§ **SET PROBLEM**
Locate the lines of the listing below that hold "chart", then copy each of them.

§ **SOURCE DATA**
_____

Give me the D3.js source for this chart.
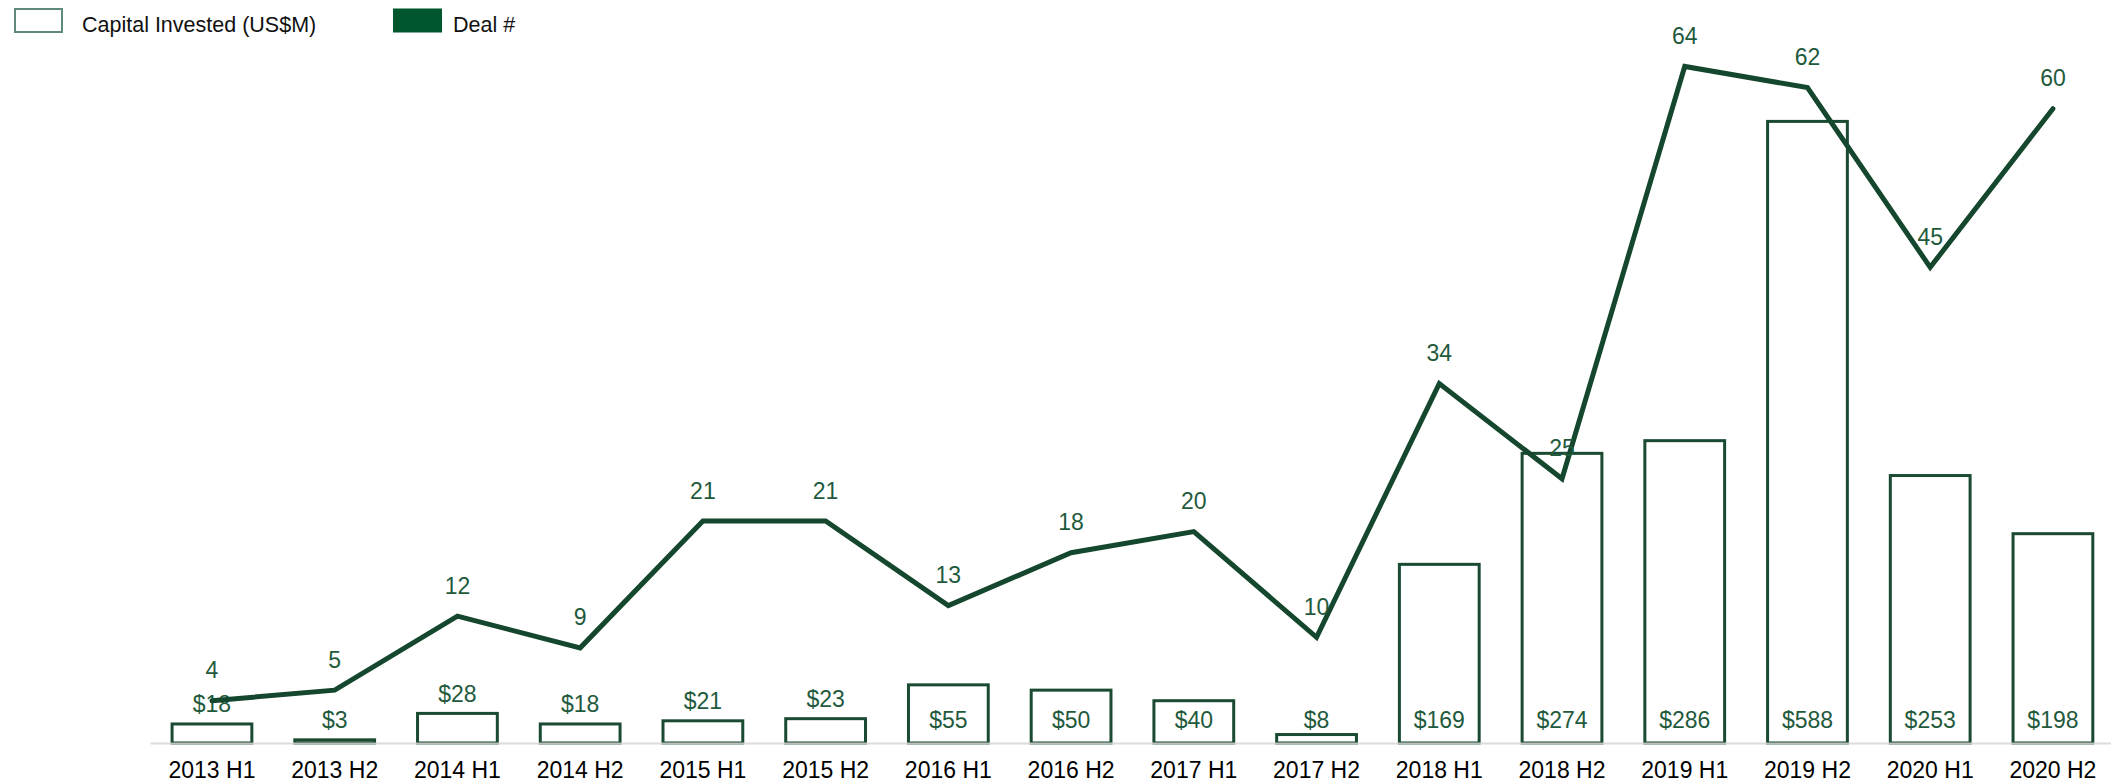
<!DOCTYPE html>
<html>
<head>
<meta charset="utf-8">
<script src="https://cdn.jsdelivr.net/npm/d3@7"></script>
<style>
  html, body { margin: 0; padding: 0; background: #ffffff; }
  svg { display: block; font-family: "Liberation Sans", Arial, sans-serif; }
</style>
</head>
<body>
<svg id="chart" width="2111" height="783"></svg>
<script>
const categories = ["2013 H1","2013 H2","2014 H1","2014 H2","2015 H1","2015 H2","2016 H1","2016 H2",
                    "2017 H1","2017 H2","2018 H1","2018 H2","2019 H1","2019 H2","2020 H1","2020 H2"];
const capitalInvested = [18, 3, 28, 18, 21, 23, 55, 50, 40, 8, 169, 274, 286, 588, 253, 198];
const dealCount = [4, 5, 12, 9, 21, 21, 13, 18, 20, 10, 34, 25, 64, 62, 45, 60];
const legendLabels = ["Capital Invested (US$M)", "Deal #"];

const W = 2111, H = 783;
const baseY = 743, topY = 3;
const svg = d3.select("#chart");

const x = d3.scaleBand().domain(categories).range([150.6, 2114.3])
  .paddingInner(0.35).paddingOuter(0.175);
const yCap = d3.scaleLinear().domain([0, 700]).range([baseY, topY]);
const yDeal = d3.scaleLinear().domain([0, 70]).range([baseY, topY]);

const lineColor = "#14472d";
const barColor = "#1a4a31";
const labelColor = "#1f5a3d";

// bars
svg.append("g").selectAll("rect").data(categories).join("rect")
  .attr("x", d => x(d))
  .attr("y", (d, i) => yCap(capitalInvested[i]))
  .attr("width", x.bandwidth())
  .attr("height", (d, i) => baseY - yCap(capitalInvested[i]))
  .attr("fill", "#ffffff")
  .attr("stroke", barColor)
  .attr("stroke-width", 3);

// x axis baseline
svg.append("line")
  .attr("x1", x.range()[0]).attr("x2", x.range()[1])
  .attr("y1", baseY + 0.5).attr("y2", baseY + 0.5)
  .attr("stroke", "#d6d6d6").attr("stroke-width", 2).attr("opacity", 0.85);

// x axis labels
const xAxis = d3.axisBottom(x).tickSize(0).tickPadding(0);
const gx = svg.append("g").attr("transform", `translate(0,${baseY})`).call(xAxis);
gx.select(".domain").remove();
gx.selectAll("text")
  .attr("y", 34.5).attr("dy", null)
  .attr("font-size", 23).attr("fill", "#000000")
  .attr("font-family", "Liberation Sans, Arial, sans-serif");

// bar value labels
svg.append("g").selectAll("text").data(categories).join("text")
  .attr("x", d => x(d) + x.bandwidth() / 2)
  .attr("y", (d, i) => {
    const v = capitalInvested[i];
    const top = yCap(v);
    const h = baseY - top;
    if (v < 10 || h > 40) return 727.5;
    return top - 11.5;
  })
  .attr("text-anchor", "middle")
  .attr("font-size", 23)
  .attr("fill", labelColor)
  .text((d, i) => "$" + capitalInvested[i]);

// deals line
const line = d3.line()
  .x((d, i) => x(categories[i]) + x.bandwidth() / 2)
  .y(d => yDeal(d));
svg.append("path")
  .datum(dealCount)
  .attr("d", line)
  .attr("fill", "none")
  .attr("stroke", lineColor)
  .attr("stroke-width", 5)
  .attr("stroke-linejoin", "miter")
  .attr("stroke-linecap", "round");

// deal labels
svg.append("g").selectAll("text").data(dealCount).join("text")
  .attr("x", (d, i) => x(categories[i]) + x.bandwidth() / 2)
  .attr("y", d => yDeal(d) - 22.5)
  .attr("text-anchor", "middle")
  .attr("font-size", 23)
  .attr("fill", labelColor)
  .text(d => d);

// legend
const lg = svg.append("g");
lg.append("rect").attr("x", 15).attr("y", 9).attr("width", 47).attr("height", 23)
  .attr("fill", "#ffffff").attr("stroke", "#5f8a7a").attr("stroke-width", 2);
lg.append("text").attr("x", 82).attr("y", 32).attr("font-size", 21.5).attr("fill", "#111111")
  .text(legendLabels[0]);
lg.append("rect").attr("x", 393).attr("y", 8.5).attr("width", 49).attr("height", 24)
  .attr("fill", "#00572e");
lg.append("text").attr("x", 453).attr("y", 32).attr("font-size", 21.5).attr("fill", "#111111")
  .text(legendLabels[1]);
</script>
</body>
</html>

_____

§ **RESPONSE TO THIS TASK**
Give me the D3.js source for this chart.
<svg id="chart" width="2111" height="783"></svg>
const svg = d3.select("#chart");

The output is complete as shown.